This article was originally published on eBooleant.com. Join readers who track the tensions in state finances. [Author note: This article reflects the information available from the states before they were flooded with cash.]
Just as it seemed that we had finally the passed The Great Recession in state and local priorities, catastrophe is upon us. Call it Waiting for Godot. States face Godot’s existential uncertainty as their budgets sink and their layoffs surge.
No matter whether the economy is a V recovery, that is, a sharp return to last year’s market levels, the states are going to face an L. The L of course means that there will be a long term recovery. The effects of the first wave of the virus are just coming into the state and local fiscal domain in spite of a round of federal help. The magnitudes are just being grasped. For many states, this is pure sticker shock.

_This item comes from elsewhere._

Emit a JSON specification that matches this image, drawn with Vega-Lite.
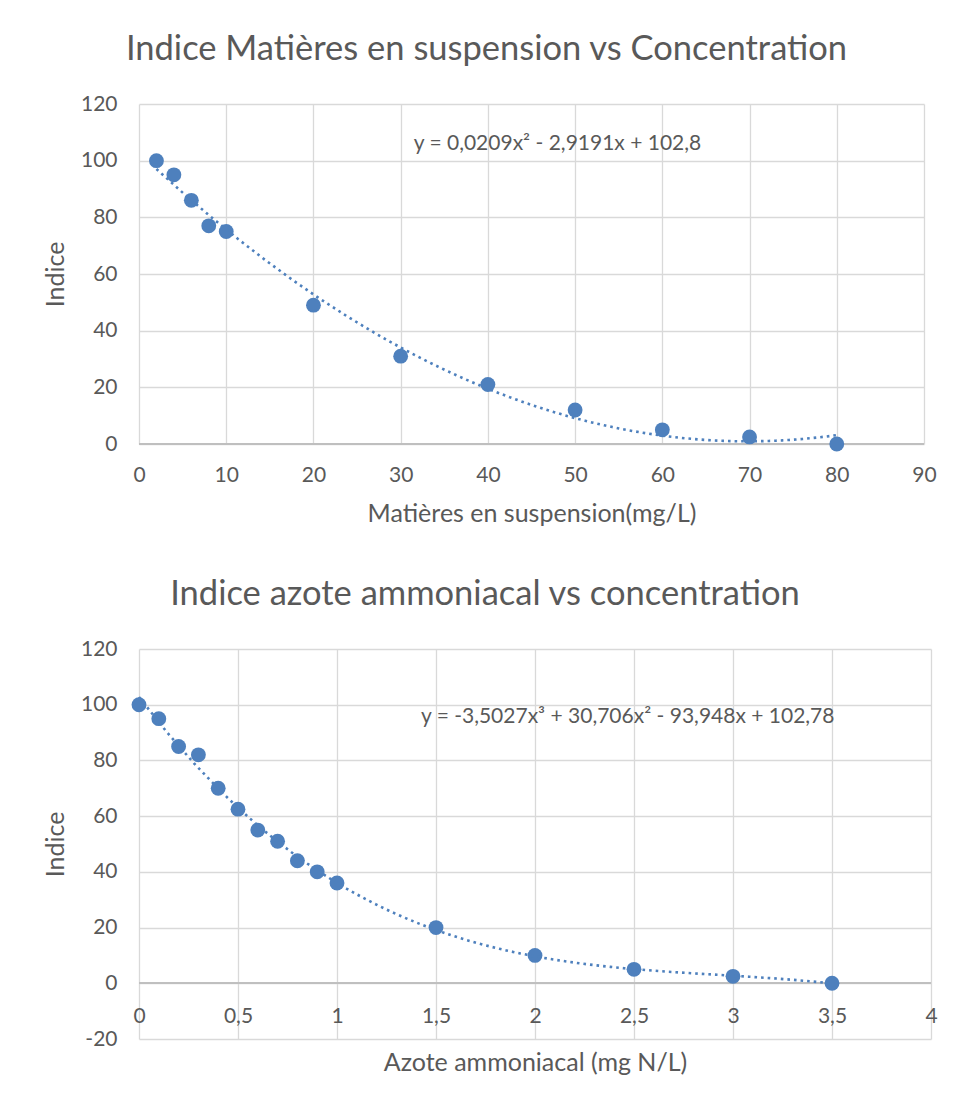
{
  "$schema": "https://vega.github.io/schema/vega-lite/v6.json",
  "background": "white",
  "padding": {"left": 43, "top": 31, "right": 5, "bottom": 5},
  "spacing": 50,
  "config": {
    "font": "Lato",
    "locale": {"number": {"decimal": ",", "thousands": " ", "grouping": [3], "currency": ["", " €"], "minus": "-"}},
    "view": {"stroke": null},
    "axis": {
      "labelColor": "#595959", "titleColor": "#595959",
      "labelFontSize": 21, "titleFontSize": 25, "titleFontWeight": "normal",
      "gridColor": "#d9d9d9", "gridWidth": 1.3, "ticks": false, "domain": false
    },
    "axisX": {"labelPadding": 20, "titlePadding": 16, "labelFlush": false},
    "axisY": {"labelPadding": 22, "titlePadding": 12},
    "title": {"color": "#595959", "fontSize": 34.5, "fontWeight": "normal", "offset": 26}
  },
  "vconcat": [
    {
      "title": {"text": "Indice Matières en suspension vs Concentration", "dx": -45},
      "width": 785,
      "height": 340,
      "data": {"values": [
        {"x": 2, "y": 100}, {"x": 4, "y": 95}, {"x": 6, "y": 86}, {"x": 8, "y": 77},
        {"x": 10, "y": 75}, {"x": 20, "y": 49}, {"x": 30, "y": 31}, {"x": 40, "y": 21},
        {"x": 50, "y": 12}, {"x": 60, "y": 5}, {"x": 70, "y": 2.5}, {"x": 80, "y": 0}
      ]},
      "encoding": {
        "x": {"field": "x", "type": "quantitative", "scale": {"domain": [0, 90], "nice": false},
              "axis": {"values": [0, 10, 20, 30, 40, 50, 60, 70, 80, 90], "title": "Matières en suspension(mg/L)"}},
        "y": {"field": "y", "type": "quantitative", "scale": {"domain": [0, 120], "nice": false},
              "axis": {"values": [0, 20, 40, 60, 80, 100, 120], "title": "Indice"}}
      },
      "layer": [
        {"mark": {"type": "rule", "color": "#bfbfbf", "strokeWidth": 1.5}, "encoding": {"x": null, "y": {"datum": 0}}},
        {"mark": {"type": "circle", "color": "#4E80BD", "size": 220, "opacity": 1}},
        {"transform": [{"regression": "y", "on": "x", "method": "poly", "order": 2}],
         "mark": {"type": "line", "color": "#4E80BD", "strokeWidth": 2.6, "strokeDash": [2.6, 4]}},
        {"data": {"values": [{"x": 31.5, "y": 106, "label": "y = 0,0209x² - 2,9191x + 102,8"}]},
         "mark": {"type": "text", "align": "left", "baseline": "middle", "fontSize": 21, "color": "#595959"},
         "encoding": {"text": {"field": "label"}}}
      ]
    },
    {
      "title": {"text": "Indice azote ammoniacal vs concentration", "dx": -50},
      "width": 792,
      "height": 390,
      "data": {"values": [
        {"x": 0, "y": 100}, {"x": 0.1, "y": 95}, {"x": 0.2, "y": 85}, {"x": 0.3, "y": 82},
        {"x": 0.4, "y": 70}, {"x": 0.5, "y": 62.5}, {"x": 0.6, "y": 55}, {"x": 0.7, "y": 51},
        {"x": 0.8, "y": 44}, {"x": 0.9, "y": 40}, {"x": 1.0, "y": 36}, {"x": 1.5, "y": 20},
        {"x": 2, "y": 10}, {"x": 2.5, "y": 5}, {"x": 3, "y": 2.5}, {"x": 3.5, "y": 0}
      ]},
      "encoding": {
        "x": {"field": "x", "type": "quantitative", "scale": {"domain": [0, 4], "nice": false},
              "axis": {"values": [0, 0.5, 1, 1.5, 2, 2.5, 3, 3.5, 4], "labelExpr": "replace(datum.value + '', '.', ',')", "title": "Azote ammoniacal (mg N/L)", "offset": -55.7, "labelPadding": 22, "titlePadding": 24}},
        "y": {"field": "y", "type": "quantitative", "scale": {"domain": [-20, 120], "nice": false},
              "axis": {"values": [-20, 0, 20, 40, 60, 80, 100, 120], "title": "Indice"}}
      },
      "layer": [
        {"mark": {"type": "rule", "color": "#bfbfbf", "strokeWidth": 1.5}, "encoding": {"x": null, "y": {"datum": 0}}},
        {"mark": {"type": "circle", "color": "#4E80BD", "size": 220, "opacity": 1}},
        {"transform": [{"regression": "y", "on": "x", "method": "poly", "order": 3}],
         "mark": {"type": "line", "color": "#4E80BD", "strokeWidth": 2.6, "strokeDash": [2.6, 4]}},
        {"data": {"values": [{"x": 1.424, "y": 95.7, "label": "y = -3,5027x³ + 30,706x² - 93,948x + 102,78"}]},
         "mark": {"type": "text", "align": "left", "baseline": "middle", "fontSize": 21, "color": "#595959"},
         "encoding": {"text": {"field": "label"}}}
      ]
    }
  ]
}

Whether we get a second wave in the fall remains uncertain. But even without it, the momentum from the lost revenues and medical costs incurred in the first wave will lead to large holes in state budgets. Those can only be met in most cases with cost reductions and layoffs.

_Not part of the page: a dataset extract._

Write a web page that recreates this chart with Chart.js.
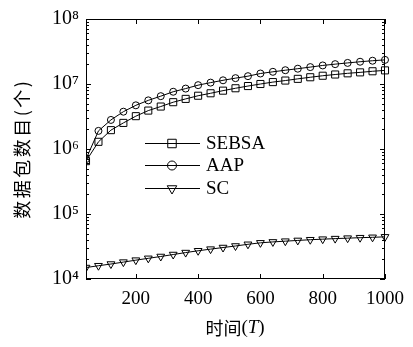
<!DOCTYPE html>
<html>
<head>
<meta charset="utf-8">
<script src="https://cdn.jsdelivr.net/npm/chart.js@4.4.0/dist/chart.umd.min.js"></script>
<style>
html, body { margin: 0; padding: 0; background: #fff; }
</style>
</head>
<body>
<canvas id="myChart" width="413" height="347"></canvas>
<script>
// time steps (T)
let periods = [40, 80, 120, 160, 200, 240, 280, 320, 360, 400, 440, 480, 520,
               560, 600, 640, 680, 720, 760, 800, 840, 880, 920, 960, 1000];
let sebsa = [6.5e5, 1.29e6, 1.95e6, 2.52e6, 3.2e6, 3.9e6, 4.5e6, 5.25e6, 5.9e6, 6.6e6,
             7.2e6, 7.9e6, 8.6e6, 9.3e6, 1.0e7, 1.07e7, 1.13e7, 1.2e7, 1.27e7, 1.34e7,
             1.4e7, 1.46e7, 1.51e7, 1.57e7, 1.62e7];
let aap = [7.0e5, 1.9e6, 2.8e6, 3.75e6, 4.7e6, 5.6e6, 6.5e6, 7.6e6, 8.5e6, 9.6e6,
           1.05e7, 1.14e7, 1.23e7, 1.32e7, 1.45e7, 1.54e7, 1.63e7, 1.72e7, 1.82e7, 1.93e7,
           2.02e7, 2.11e7, 2.2e7, 2.28e7, 2.35e7];
let sc = [1.5e4, 1.6e4, 1.7e4, 1.82e4, 1.95e4, 2.08e4, 2.22e4, 2.38e4, 2.55e4, 2.72e4,
          2.88e4, 3.05e4, 3.22e4, 3.42e4, 3.6e4, 3.72e4, 3.82e4, 3.92e4, 4.02e4, 4.1e4,
          4.18e4, 4.25e4, 4.32e4, 4.38e4, 4.45e4];
let seriesNames = ['SEBSA', 'AAP', 'SC'];
let xTicks = [200, 400, 600, 800, 1000];
let yDecades = [1e4, 1e5, 1e6, 1e7, 1e8];
let yTitle = '数据包数目(个)';

const SERIF = '"Liberation Serif", "Times New Roman", serif';
const CJK = '"Noto Sans CJK SC", sans-serif';

function sup(n) {
    const s = '⁰¹²³⁴⁵⁶⁷⁸⁹';
    return String(n).split('').map(d => s[+d]).join('');
}

function pts(vals) {
    return periods.map((p, i) => ({ x: p, y: vals[i] }));
}

function series(label, vals, style, r, rot) {
    return {
        label: label,
        data: pts(vals),
        borderColor: '#000',
        borderWidth: 1,
        backgroundColor: 'rgba(0,0,0,0)',
        pointStyle: style,
        pointRadius: r,
        pointRotation: rot,
        pointBorderColor: '#000',
        pointBackgroundColor: 'rgba(0,0,0,0)',
        pointBorderWidth: 1,
        tension: 0,
        clip: { left: 0, right: 6, top: 6, bottom: 6 }
    };
}

// frame, inward ticks, legend and axis titles
const decorations = {
    id: 'decorations',
    afterDraw(chart) {
        const ctx = chart.ctx;
        const a = chart.chartArea;
        const x = chart.scales.x, y = chart.scales.y;
        ctx.save();
        ctx.strokeStyle = '#000';
        ctx.lineWidth = 1;
        ctx.strokeRect(Math.round(a.left) + 0.5, Math.round(a.top) + 0.5,
                       Math.round(a.right - a.left) - 1, Math.round(a.bottom - a.top) - 1);

        ctx.beginPath();
        xTicks.forEach(v => {
            let px = Math.round(x.getPixelForValue(v)) + 0.5;
            ctx.moveTo(px, a.bottom); ctx.lineTo(px, a.bottom - 5);
            ctx.moveTo(px, a.top); ctx.lineTo(px, a.top + 5);
        });
        yDecades.forEach((d, i) => {
            let py = Math.round(y.getPixelForValue(d)) + 0.5;
            ctx.moveTo(a.left, py); ctx.lineTo(a.left + 5, py);
            ctx.moveTo(a.right, py); ctx.lineTo(a.right - 5, py);
            if (i < yDecades.length - 1) {
                for (let m = 2; m <= 9; m++) {
                    let pm = Math.round(y.getPixelForValue(d * m)) + 0.5;
                    ctx.moveTo(a.left, pm); ctx.lineTo(a.left + 3, pm);
                    ctx.moveTo(a.right, pm); ctx.lineTo(a.right - 3, pm);
                }
            }
        });
        ctx.stroke();

        // legend inside the plot
        let legY = [143, 165, 188];
        chart.data.datasets.forEach((ds, i) => {
            let ly = legY[i] + 0.5;
            ctx.beginPath();
            ctx.moveTo(145, ly); ctx.lineTo(200, ly);
            ctx.stroke();
            ctx.fillStyle = 'rgba(0,0,0,0)';
            Chart.helpers.drawPoint(ctx, {
                pointStyle: ds.pointStyle,
                radius: ds.pointRadius + 1,
                rotation: ds.pointRotation,
                borderWidth: 1
            }, 172, ly);
            ctx.fillStyle = '#000';
            ctx.font = '19px ' + SERIF;
            ctx.textBaseline = 'middle';
            ctx.textAlign = 'left';
            ctx.fillText(ds.label, 206, ly + 1);
        });

        // y title, vertical
        ctx.save();
        ctx.translate(22, 150);
        ctx.rotate(-Math.PI / 2);
        ctx.font = '18px ' + CJK;
        ctx.fillStyle = '#000';
        ctx.textBaseline = 'middle';
        let chars = yTitle.split('');
        let gap = 2.5;
        let widths = chars.map(c => ctx.measureText(c).width);
        let total = widths.reduce((s, w) => s + w, 0) + gap * (chars.length - 1);
        let cx = -total / 2;
        chars.forEach((c, i) => {
            ctx.fillText(c, cx, 0);
            cx += widths[i] + gap;
        });
        ctx.restore();

        // x title: 时间(T)
        let parts = [
            { t: '时间', f: '18px ' + CJK },
            { t: '(', f: '19px ' + SERIF },
            { t: 'T', f: 'italic 19px ' + SERIF },
            { t: ')', f: '19px ' + SERIF }
        ];
        let tw = 0;
        parts.forEach(p => { ctx.font = p.f; p.w = ctx.measureText(p.t).width; tw += p.w; });
        let tx = 235 - tw / 2;
        ctx.textBaseline = 'middle';
        parts.forEach(p => {
            ctx.font = p.f;
            ctx.fillText(p.t, tx, 328);
            tx += p.w;
        });
        ctx.restore();
    }
};

let ctx = document.getElementById('myChart').getContext('2d');
var myChart = new Chart(ctx, {
    type: 'line',
    data: {
        datasets: [
            series(seriesNames[0], sebsa, 'rect', 5, 0),
            series(seriesNames[1], aap, 'circle', 3.5, 0),
            series(seriesNames[2], sc, 'triangle', 4.5, 180)
        ]
    },
    options: {
        responsive: false,
        animation: false,
        devicePixelRatio: 1,
        layout: { padding: { top: 17, right: 20, left: 0, bottom: 0 } },
        plugins: { legend: { display: false }, tooltip: { enabled: false } },
        scales: {
            x: {
                type: 'linear',
                min: 40,
                max: 1000,
                grid: { display: false, drawTicks: false },
                border: { display: false },
                afterBuildTicks: s => { s.ticks = xTicks.map(v => ({ value: v })); },
                afterFit: s => { s.height = 68; },
                ticks: {
                    color: '#000',
                    font: { family: SERIF, size: 19 },
                    padding: 9,
                    maxRotation: 0,
                    autoSkip: false,
                    callback: v => String(v)
                }
            },
            y: {
                type: 'logarithmic',
                min: 1e4,
                max: 1e8,
                grid: { display: false, drawTicks: false },
                border: { display: false },
                afterBuildTicks: s => { s.ticks = yDecades.map(v => ({ value: v, major: true })); },
                afterFit: s => { s.width = 86; },
                ticks: {
                    color: '#000',
                    font: { family: SERIF, size: 20 },
                    padding: 7,
                    autoSkip: false,
                    callback: v => '10' + sup(Math.round(Math.log10(v)))
                }
            }
        }
    },
    plugins: [decorations]
});
</script>
</body>
</html>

The tsunami of credit downgrades will also shock the investor. They are a long lagged after effect and for larger issuers do not really constitute “news.” News on state finances needs to be carefully reviewed for its authority and its immediacy.
That said, we are still on track for a recovery, a bumpy one, of several years in duration, which can only be interdicted by scientific breakthroughs and fiscal emergency spending of significant proportion.